Offline skytomorrownow

Junior Devvie





« Reply #8 - Posted 2006-09-27 15:05:40 »

Quote
If there is a moral to this story it probably is: don't try to over-design what you are trying to build. Use object trees and scene graphs where they make sense, don't try too hard to make this one super-model that will fit everything that you're trying to do.

well that's the thing, and this addresses cylab's comment as well, i'm trying to simplify. i'm trying to figure out how to get the maximum out of the minimum programming. also, i'm trying to reduce the overall complexity of the application so that it's structure and behavior is more human understandable. as i mentioned, the scenegraph is perfect for storing state information ( that i need to perform graphics calculations ), and is a very good structure from a mathematical perspective for culling etc. clearly i will use a scenegraph.

but what is your approach to achieving behavior and interaction among your entitiies in the game as a whole? and how do you jump back and forth between the heirarchy and your other elements? what kind of data structures are they stored in? does anyone use a component-based approach? also, when working on the game in its entirety, do you end up creating huge inheritance heirarchies with many sub-sub-sub-classes ( that's what i've run into and am looking for alternatives, or just plain design ideas )?

thanks much guys.
Offline skytomorrownow

Junior Devvie





« Reply #9 - Posted 2006-09-27 15:31:44 »

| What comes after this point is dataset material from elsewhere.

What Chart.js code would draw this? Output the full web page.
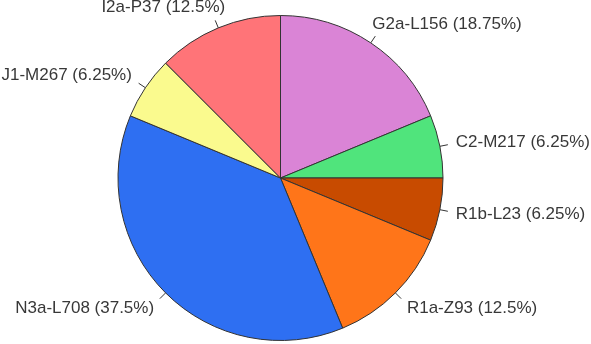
<!DOCTYPE html>
<html>
<head>
<meta charset="utf-8">
<script src="https://cdn.jsdelivr.net/npm/chart.js@4.4.0/dist/chart.umd.min.js"></script>
<style>
  html, body { margin: 0; padding: 0; background: #fff; }
  canvas { display: block; }
</style>
</head>
<body>
<canvas id="pie" width="591" height="344"></canvas>
<script>
// haplogroups, clockwise from 12 o'clock
const haplogroups = ['G2a-L156', 'C2-M217', 'R1b-L23', 'R1a-Z93', 'N3a-L708', 'J1-M267', 'I2a-P37'];
const shares = [18.75, 6.25, 6.25, 12.5, 37.5, 6.25, 12.5];
const sliceColors = ['#da84d6', '#50e47c', '#c84b00', '#ff7519', '#2e6ff2', '#fafa8e', '#ff7478'];

// short ticks from the rim plus "name (xx%)" labels outside the pie
const outsideLabels = {
  id: 'outsideLabels',
  afterDatasetsDraw(chart) {
    const ctx = chart.ctx;
    const arcs = chart.getDatasetMeta(0).data;
    ctx.save();
    ctx.font = '17px "Liberation Sans", Arial, sans-serif';
    ctx.fillStyle = '#383838';
    ctx.strokeStyle = '#333';
    ctx.lineWidth = 1;
    ctx.textBaseline = 'middle';
    arcs.forEach((arc, i) => {
      const mid = (arc.startAngle + arc.endAngle) / 2;
      const cx = arc.x, cy = arc.y, r = arc.outerRadius;
      const dx = Math.cos(mid), dy = Math.sin(mid);
      ctx.beginPath();
      ctx.moveTo(cx + dx * r, cy + dy * r);
      ctx.lineTo(cx + dx * r * 1.05, cy + dy * r * 1.05);
      ctx.stroke();

      const text = haplogroups[i] + ' (' + shares[i] + '%)';
      const w = ctx.measureText(text).width;
      // labels near the top lean towards the middle
      const fx = Math.min(1, Math.max(0, 0.55 - dx * 0.9));
      const lx = cx + dx * r * 1.1 - fx * w;
      const ly = cy + dy * r * 1.1 + dy * 6;
      ctx.textAlign = 'left';
      ctx.fillText(text, lx, ly);
    });
    ctx.restore();
  }
};

new Chart(document.getElementById('pie'), {
  type: 'pie',
  data: {
    labels: haplogroups,
    datasets: [{
      data: shares,
      backgroundColor: sliceColors,
      borderColor: '#333',
      borderWidth: 1
    }]
  },
  options: {
    responsive: false,
    animation: false,
    layout: { padding: { top: 15, bottom: 3, left: 117, right: 147 } },
    plugins: {
      legend: { display: false },
      tooltip: { enabled: false }
    }
  },
  plugins: [outsideLabels]
});
</script>
</body>
</html>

You can easily make up a formula that produces a "hierarchical movement" (keep in mind, that english is not my native language, so you might have to correct phrases while you read  ) by using other entities properties as input variables. If you want to play with the effects, you can even create a hierarchical formula builder, that allows you to interactively discover cool effects, but there is no need to use hierachies at your engines runtime.

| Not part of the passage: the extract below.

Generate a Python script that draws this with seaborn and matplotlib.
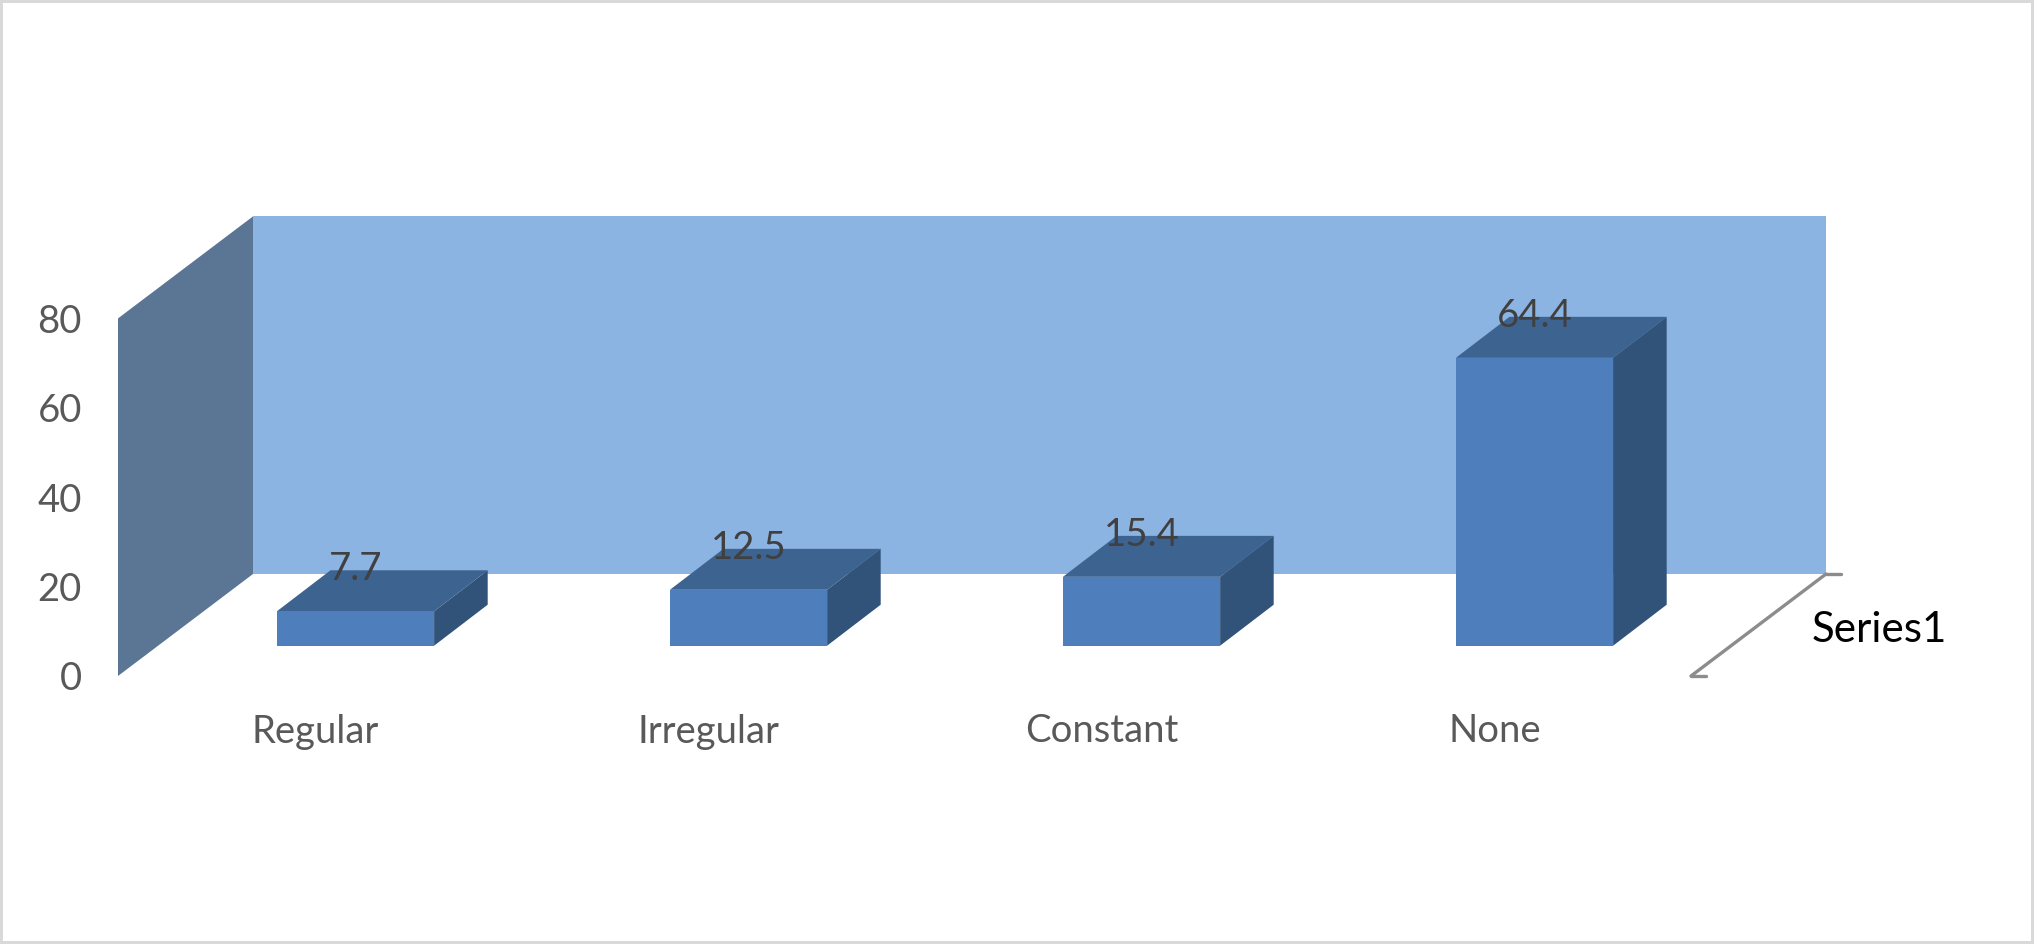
import numpy as np
import pandas as pd
import matplotlib.pyplot as plt
from matplotlib.patches import Polygon, Rectangle
import seaborn as sns

sns.set_theme(style="white")
plt.rcParams['font.family'] = ['Lato', 'DejaVu Sans']

# Chart data
categories = ["Regular", "Irregular", "Constant", "None"]
values = [7.7, 12.5, 15.4, 64.4]
y_ticks = [0, 20, 40, 60, 80]
series_name = "Series1"

# Colours
BACK_WALL = "#8CB4E2"
SIDE_WALL = "#5B7594"
BAR_FRONT = "#4E7FBC"
BAR_TOP = "#3D6391"
BAR_SIDE = "#315379"
AXIS_GREY = "#8C8C8C"
TEXT_GREY = "#595959"
LABEL_GREY = "#404040"
BORDER = "#D9D9D9"

# Scale of the bar plane, in pixels
W, H = 2034, 944
PX_PER_CAT = 393.0
PX_PER_UNIT = 4.47
ZERO_X = 355.5
ZERO_Y = 645.7
LEFT_PX = 118.0
BOTTOM_PX = 676.0

df = pd.DataFrame({"category": categories, "value": values})

fig = plt.figure(figsize=(W / 100, H / 100), dpi=100, facecolor="white")
ax = fig.add_axes([LEFT_PX / W, (H - BOTTOM_PX) / H, (W - LEFT_PX) / W, BOTTOM_PX / H])
ax.patch.set_alpha(0)

sns.barplot(data=df, x="category", y="value", color=BAR_FRONT, saturation=1,
            width=0.4, ax=ax, zorder=4, linewidth=0)

x_low = (LEFT_PX - ZERO_X) / PX_PER_CAT
y_low = (ZERO_Y - BOTTOM_PX) / PX_PER_UNIT
ax.set_xlim(x_low, (W - ZERO_X) / PX_PER_CAT)
ax.set_ylim(y_low, ZERO_Y / PX_PER_UNIT)

# Walls: offset of the back plane from the front one
wall_dx = 135 / PX_PER_CAT
wall_dy = 102 / PX_PER_UNIT
wall_right = (1826 - ZERO_X) / PX_PER_CAT
y_top = y_low + max(y_ticks)

ax.add_patch(Polygon([(x_low + wall_dx, y_low + wall_dy), (wall_right, y_low + wall_dy),
                      (wall_right, y_top + wall_dy), (x_low + wall_dx, y_top + wall_dy)],
                     closed=True, fc=BACK_WALL, ec="none", zorder=1, clip_on=False))
ax.add_patch(Polygon([(x_low, y_low), (x_low + wall_dx, y_low + wall_dy),
                      (x_low + wall_dx, y_top + wall_dy), (x_low, y_top)],
                     closed=True, fc=SIDE_WALL, ec="none", zorder=1, clip_on=False))

# Depth faces of the bars, built from what seaborn drew
bar_dx = 53.6 / PX_PER_CAT
bar_dy = 41 / PX_PER_UNIT
for bar in list(ax.patches):
    if not isinstance(bar, Rectangle):
        continue
    x0, x1 = bar.get_x(), bar.get_x() + bar.get_width()
    top = bar.get_height()
    ax.add_patch(Polygon([(x0, top), (x1, top), (x1 + bar_dx, top + bar_dy), (x0 + bar_dx, top + bar_dy)],
                         closed=True, fc=BAR_TOP, ec="none", zorder=3))
    ax.add_patch(Polygon([(x1, 0), (x1 + bar_dx, bar_dy), (x1 + bar_dx, top + bar_dy), (x1, top)],
                         closed=True, fc=BAR_SIDE, ec="none", zorder=3))

# Value labels sit above the front top edge
for i, v in enumerate(values):
    ax.text(i, v + 9.4, f"{v:g}", ha="center", va="center", fontsize=27.5, color=LABEL_GREY, zorder=6)

# Depth axis line with its two little ticks
tick_dx = 15 / PX_PER_CAT
ax.plot([wall_right - wall_dx, wall_right], [y_low, y_low + wall_dy], color=AXIS_GREY, lw=2.4,
        zorder=2, clip_on=False)
ax.plot([wall_right - wall_dx, wall_right - wall_dx + tick_dx], [y_low, y_low], color=AXIS_GREY, lw=2.4,
        zorder=2, clip_on=False)
ax.plot([wall_right, wall_right + tick_dx], [y_low + wall_dy, y_low + wall_dy], color=AXIS_GREY, lw=2.4,
        zorder=2, clip_on=False)
ax.text((1812 - ZERO_X) / PX_PER_CAT, (ZERO_Y - 629.5) / PX_PER_UNIT, series_name, ha="left", va="center",
        fontsize=30.3, color="black")

ax.set_yticks([t + y_low for t in y_ticks])
ax.set_yticklabels([str(t) for t in y_ticks])
ax.set_xticks([i - 40 / PX_PER_CAT for i in range(len(categories))])
ax.set_xticklabels(categories)
ax.tick_params(axis="y", length=0, pad=26, labelsize=27.5, labelcolor=TEXT_GREY)
ax.tick_params(axis="x", length=0, pad=27, labelsize=27.5, labelcolor=TEXT_GREY)
ax.set_xlabel("")
ax.set_ylabel("")
sns.despine(ax=ax, left=True, bottom=True)

# Thin frame round the whole chart
fig.add_artist(Rectangle((0, 0), 1, 1, transform=fig.transFigure, fill=False, ec=BORDER, lw=4.3))

fig.savefig("out.png", dpi=100)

this sounds a lot like the approach of something like maya, where one works with nodes, and nodes have inputs and attributes. the inputs and attributes can be easily redefined and connected to other nodes quickly to build up behavior and effects. interestingly, the developer blog that darkprophet referes to actually worked with an engine that was based on maya's node connection approach. this is a very flexible approach, and i have explored implementing this somewhat. i noticed that in a system like this, there is a limit to how complex a network is before one starts to loose track of what everything does. i'm not even sure if you are referring to something like this. hopefully i'm not too far off the mark. a maya-like approach definitely is one way to couple heirarchy and components, and makes experimenting easier ( just create new inputs and outputs -- a way of blending heirarchy and component-like approach ), but seems to suffer performance-wise in a real-time system. in a system like maya, they don't have to worry about how long it takes to calculate or solve the graph. also, it tends to make everything kind of expression driven because you are coupling in a node both data organization ( the inputs and attributes ) with the calculation of those data parts in a nice, neat node package. what i mean by expression driven, is that you have to kind of think of the system more like an mechanical engineer than a designer. everything has to be thought of as a chain of calculations, which requires a lot of pre-planning.
Games published by our own members! Check 'em out!
Legends of Yore - The Casual Retro Roguelike
Offline skytomorrownow

Junior Devvie





« Reply #10 - Posted 2006-09-27 15:48:33 »

just wanted to say one thing: this topic kind of drifted a little, but this subject just struck a nerve. i tend to dislike rambling, philosophical threads on what is the ultimate language, or construct that we all see. my favorite threads are the ones that detail someone's investigation into a problem where they post test images, benchmarks, snippets and diagrams -- truly helpful stuff. i hope to contribute some of that as my application progresses.

it's just that i'm at that spot in the process ( and i'm sure many here can sympathize because they've been there ) where you have done the work: you have been writing lots of code, digging out your calculus reference ( and dusting it off ), reading papers, sketching diagrams -- even talking into a recorder to organize your thoughts. but after truly rolling up your sleeves you realize: what a mess this is going to be! so you slap your wrist and go back and look at what's already out there: don't reivent the wheel. but everywhere you look there are some great wheels -- but they have five lugs not four, or are low-profile when you need off-road. so you say to yourself: "OK, you're going to have to dig in to this." so i'm just at that point, and so i'm looking for a guiding design principle that can get me through the really complex stuff. i just find that if there is some overarching principle that you are following -- some methodology or process -- that it makes getting through the nights when your program just looks like a huge mess of wires ( using an engineering metaphor, again ) just a little more sane.

cheers guys and thanks for reading my rants.
Offline darkprophet

Senior Devvie




Go Go Gadget Arms


« Reply #11 - Posted 2006-09-28 00:35:07 »

Be careful tho, graphics and game entities are two entirely seperate things IMHO. Its all and well having a components based everything, but it wont help your graphics. A scenegraph is a good model for graphics because:

1) Transformations, easy to propogate and it just makes total sense; if you were to rely on OGL's own stack, your only guaranteed a depth of 16 pushes and pops of the modelview stack
2) Containers, for frustum culling allow a heirarchial approach which is known to be a reliable and quick way to determining visibility (not the quickets, but still dam quick).
3) Copies, simply attach the same object under different branches to get automagical "duplication" (although for animations, that probably wont help you much).

What ive said up there has nothing to do with the amount of fuel a jet has, or how far your hero can throw their arrow; this is purely from a technical point of view. And IMHO, a Game Entity would reference a chunk of the scenegraph tree and add components ontop of that; so really, the graphics "chunk" is a sort of special component of the game entity object.

DP

Friends don't let friends make MMORPGs.